My parents were more AM radio frequency listeners, switching between 610 WTVN and 1460 WBNS, both out of Columbus, for “the rest of the story” from Paul Harvey and sports updates respectively. My friends, on the other hand, could quote AC/DC, Metallica and others, no problem. They listened to the FM end of things all the time and would buy some of the latest musical CDs and dive into the then-newest technology of Napster, where you could download songs digitally, beginning a whole new age for the industry. Regardless, I didn’t grow up with much of any of that playing in the car or at home, let alone going to an actual concert.
However, the first one was none other than for Jimmy Buffet. My sister and her then-boyfriend (now husband) were die-hard Parrotheads come the late 1990’s, and eventually reeled my AM-radio-frequency mom into it as well. I’ll be the first to admit that I wasn’t overly enthused about the whole event. Those Parrotheads were rather crazy starting in the parking lot and carrying over into the outdoor amphitheater. I’m sure I was trying to act like an often “normal” middle-schooler, too “cool” to participate in whatever antics of the concert-growing crowd that my sister and boyfriend had grown to love. I was always under the impression that my AM-radio-frequency mom felt the same way, being more along the lines of her Sunday worshiping self, when she never liked the idea of applauding during the service even after a well-done choral anthem, as other “not-so-normal” Lutherans decided to start showing their appreciation.
And then, there she was, proving me wrong. She had been reeled into the Parrothead-ness. She was clapping along with Buffet’s beachy beat, almost as if she had miraculously switched her ingrained radio and all-around life appreciation dial. I didn’t hear much beyond Frank Sinatra and Dean Martin and Nat King Cole from her in previous years, but from there on out, there was always a Buffet cassette, and eventually CD, in the car for her to pop in and be mentally transported into the relaxing and hope-filled restoration that all Parrotheads came to crave over the decades.

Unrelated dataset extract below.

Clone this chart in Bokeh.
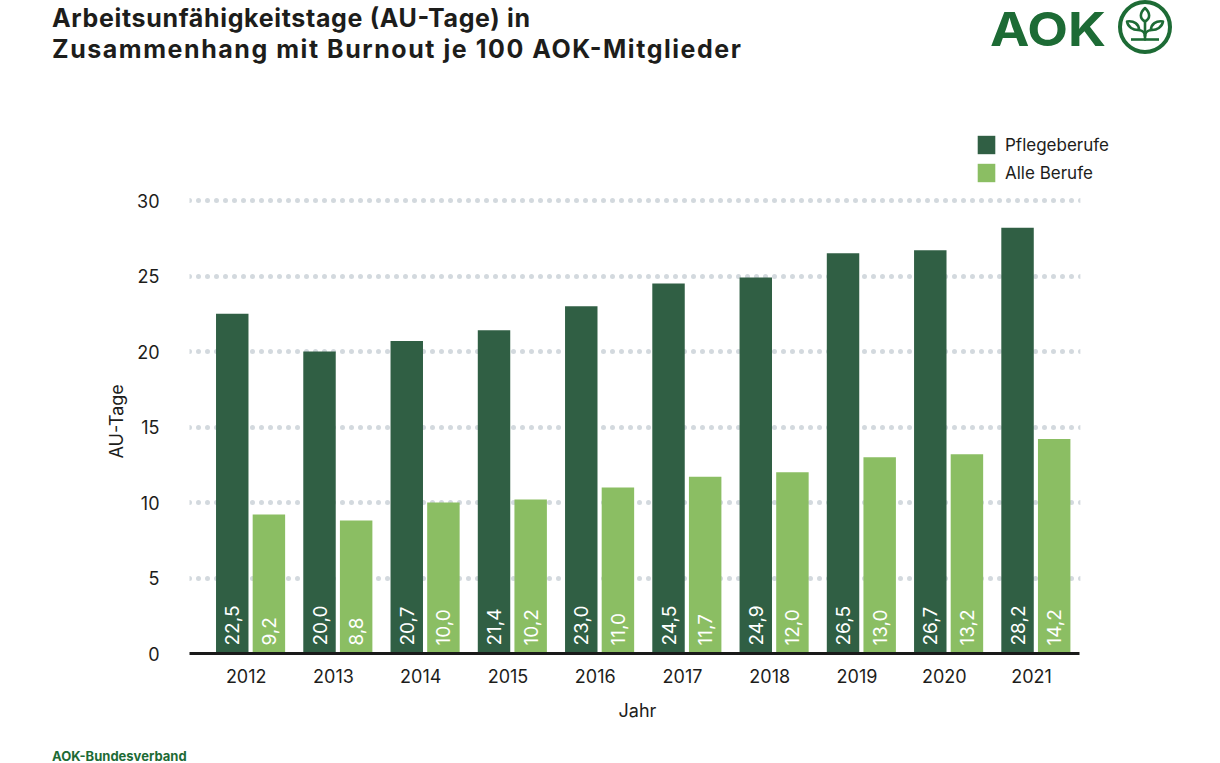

After Buffet’s death a couple weeks ago, Billboard put together what they believed to be his best songs over a half-century of a career. As much as I heard “Margaritaville” and “Volcano” and “Cheeseburger in Paradise” rather frequently from the other Parrotheads in my family, the song they picked for number one may be rather fitting not just for the conclusion of Buffet’s mortality, but for the many times we need to take rest (Sabbath or otherwise) and reflect on the beautiful vista of this life, whether it be from beaches or not. “Son of a Son of a Sailor” includes the lines:
As the son of a son of a sailor
I went out on the sea for adventure
Expanding the view of the captain and crew
Like a man just released from indenture
As a dreamer of dreams and a travelin’ man
I have chalked up many a mile
Read dozens of books about heroes and crooks
And I learned much from both of their styles
And perhaps most fitting of all:
Haul the sheet in as we ride on the wind
That our forefathers harnessed before us
Hear the bells ring as the tight rigging sings
It’s a son of a gun of a chorus
It is a most beautiful chorus that we’ve been reeled into with the ultimate relaxing and hope-filled restoration of the Great News of Jesus Christ. It sustains us no matter if our waters are choppy or smooth sailing. We meet plenty of other sailors along the way, all with different styles and musical preferences, and we all learn to take a bit here and there in applying to better travel our course ahead. And whether we’re an AM-er or FM-er or a clapper or not or a crooner-appreciator or Parrothead, the lyrics of God’s love for us will never change. It is a paradise not limited for some far-off distance beyond the waters and skies, but it’s been brought to our mortal shore already in Jesus Christ. And that most “Amazing Grace” will never be taken away. Thanks be to God, indeed!